Rural residents who drink water from private wells are much more likely to have Parkinson’s disease, a finding that bolsters theories that farm pesticides may be partially to blame, according to a new California study.

Nearly one million people in the United States–one of every 300–have the incurable neurological disease. Beginning with a slight tremor, Parkinson’s often progresses to severe muscle control problems that leave patients struggling to walk and talk.

Over the past few years, a growing body of evidence has led experts to suspect that agricultural pesticides can attack developing brains, perhaps in the womb or infancy, leading to Parkinson’s disease later in life. Many insecticides widely used on farms are potent neurotoxins, and lab animals exposed to mixes of them develop Parkinson’s symptoms.
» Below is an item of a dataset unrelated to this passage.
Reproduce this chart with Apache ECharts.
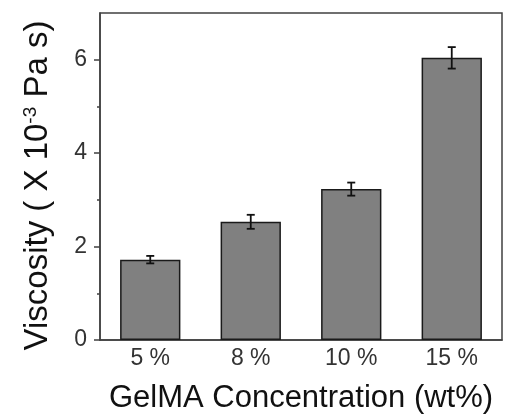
<!DOCTYPE html>
<html>
<head>
<meta charset="utf-8">
<script src="https://cdn.jsdelivr.net/npm/echarts@6/dist/echarts.min.js"></script>
<style>
  html, body { margin: 0; padding: 0; background: #fff; }
  #main { width: 520px; height: 416px; }
</style>
</head>
<body>
<div id="main"></div>
<script>
// GelMA 浓度 vs 粘度
const categories = ['5 %', '8 %', '10 %', '15 %']
const viscosity = [1.72, 2.53, 3.23, 6.04]
const viscosityErr = [0.08, 0.15, 0.14, 0.23]
const yMajorTicks = [0, 2, 4, 6]
const yMinorTicks = [1, 3, 5]

const chart = echarts.init(document.getElementById('main'))

const font = 'Liberation Sans, Arial, sans-serif'
const axisColor = '#404040'

const option = {
  animation: false,
  grid: {
    left: 100,
    right: 18,
    top: 13,
    bottom: 76,
    outerBoundsMode: 'none',
    show: true,
    borderColor: axisColor,
    borderWidth: 1.5,
    backgroundColor: 'transparent'
  },
  xAxis: {
    type: 'category',
    data: categories,
    boundaryGap: true,
    name: 'GelMA Concentration (wt%)',
    nameLocation: 'middle',
    nameGap: 43,
    nameTextStyle: { fontFamily: font, fontSize: 31, color: '#111' },
    axisLine: { lineStyle: { color: axisColor, width: 1.5 } },
    axisTick: { show: false },
    axisLabel: { fontFamily: font, fontSize: 23, color: '#333', margin: 7 },
    splitLine: { show: false }
  },
  yAxis: [
    {
      type: 'value',
      min: 0,
      max: 7,
      interval: 2,
      name: '{t|Viscosity ( X 10}{s|-3}{t| Pa s)}',
      nameLocation: 'middle',
      nameGap: 46,
      nameTextStyle: {
        fontFamily: font,
        color: '#111',
        padding: [0, 18, 0, 0],
        rich: {
          t: { fontFamily: font, fontSize: 33, color: '#111' },
          s: { fontFamily: font, fontSize: 19, color: '#111', verticalAlign: 'top', padding: [0, 0, 14, 0] }
        }
      },
      axisLine: { show: true, lineStyle: { color: axisColor, width: 1.5 } },
      axisTick: { show: true, inside: false, length: 6, customValues: yMajorTicks, lineStyle: { color: axisColor, width: 1.5 } },
      axisLabel: { fontFamily: font, fontSize: 23, color: '#333', margin: 13, customValues: yMajorTicks },
      splitLine: { show: false }
    },
    {
      type: 'value',
      min: 0,
      max: 7,
      interval: 1,
      position: 'left',
      axisLine: { show: false },
      axisTick: { show: true, inside: false, length: 3, customValues: yMinorTicks, lineStyle: { color: axisColor, width: 1.5 } },
      axisLabel: { show: false },
      splitLine: { show: false }
    }
  ],
  series: [
    {
      type: 'bar',
      data: viscosity,
      barWidth: '60%',
      yAxisIndex: 0,
      itemStyle: { color: '#808080', borderColor: '#1a1a1a', borderWidth: 1.5 },
      z: 2
    },
    {
      type: 'custom',
      yAxisIndex: 0,
      data: viscosity.map((v, i) => [i, v - viscosityErr[i], v + viscosityErr[i]]),
      renderItem(params, api) {
        const lo = api.coord([api.value(0), api.value(1)])
        const hi = api.coord([api.value(0), api.value(2)])
        const cap = 4
        const style = { stroke: '#111', lineWidth: 1.8 }
        return {
          type: 'group',
          children: [
            { type: 'line', shape: { x1: hi[0], y1: hi[1], x2: lo[0], y2: lo[1] }, style },
            { type: 'line', shape: { x1: hi[0] - cap, y1: hi[1], x2: hi[0] + cap, y2: hi[1] }, style },
            { type: 'line', shape: { x1: lo[0] - cap, y1: lo[1], x2: lo[0] + cap, y2: lo[1] }, style }
          ]
        }
      },
      z: 3
    }
  ]
}

chart.setOption(option)
</script>
</body>
</html>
In addition, several previous studies of farmers and rural residents have reported a link.

The new study of more than 700 people in California’s Central Valley found that those who likely consumed contaminated private well water had a higher rate of Parkinson’s.

The risk was around 90 percent higher for those who had private wells near fields sprayed with the widely used insecticides propargite or chlorpyrifos.

People with Parkinson’s “were more likely to have consumed private well water, and had consumed it on average 4.3 years longer” than those who did not have the disease, said the scientists, led by UCLA epidemiology professor Beate Ritz, in their study published online last week in the journal Environmental Health Perspectives.

Unlike municipal water supplies, private wells are largely unregulated and are not monitored for contaminants. Many are dug at shallow depths of less than 20 yards, and some of the crop chemicals used to kill pests and weeds can seep into ground water.

The study participants lived in Fresno, Kern and Tulare counties-the heart of California’s farm belt. About 17 percent reported drinking private well water during the study period from 1974 through 1999.